Samling now claims it will shift from logging to carbon projects — a pivot that raises more red flags than hope. Communities are bracing for what this might mean on the ground, as examples around the world show that these projects tend to further marginalize forest communities, in fortress conservation style, and rarely achieve the carbon sequestration or offset goals they claim.
We also know that Samling leaving doesn’t mean that the land will remain untouched, as we have seen a terrible new logging project enter an area of pristine primary forest near Ba Data Bila after Samling withdrew from the area. This catastrophic project is fast approaching the sacred and biodiversity-rich Gunung Murud Kecil. The new company is even more opaque and secretive than Samling, and this new project has once again been condoned rather than condemned by the government.
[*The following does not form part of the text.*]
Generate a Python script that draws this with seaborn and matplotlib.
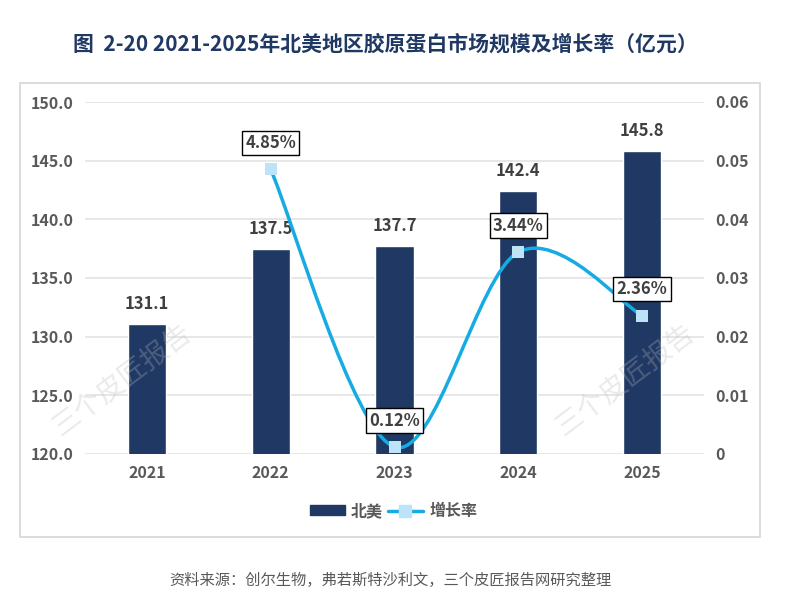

Campaigns like Stop the Chop are won not in a single, dramatic moment, but through a steady drumbeat of resistance — small admissions, quiet shifts in policy, and relentless advocacy. While the fight is far from over, the impact of this movement is undeniable, not just for communities in Sarawak but across Malaysia. We have moved the needle in remarkable and unprecedented ways. These marginalized remote Indigenous communities, along with small grassroots NGOs, haven’t just slayed a corporate giant, they have reshaped the landscape of environmental justice in Sarawak. Their victory is more than a moment; it is a milestone, one that will echo for decades to come.
Fiona McAlpine is Communications and Project Manager for The Borneo Project, a non profit working with indigenous communities in Malaysian Borneo.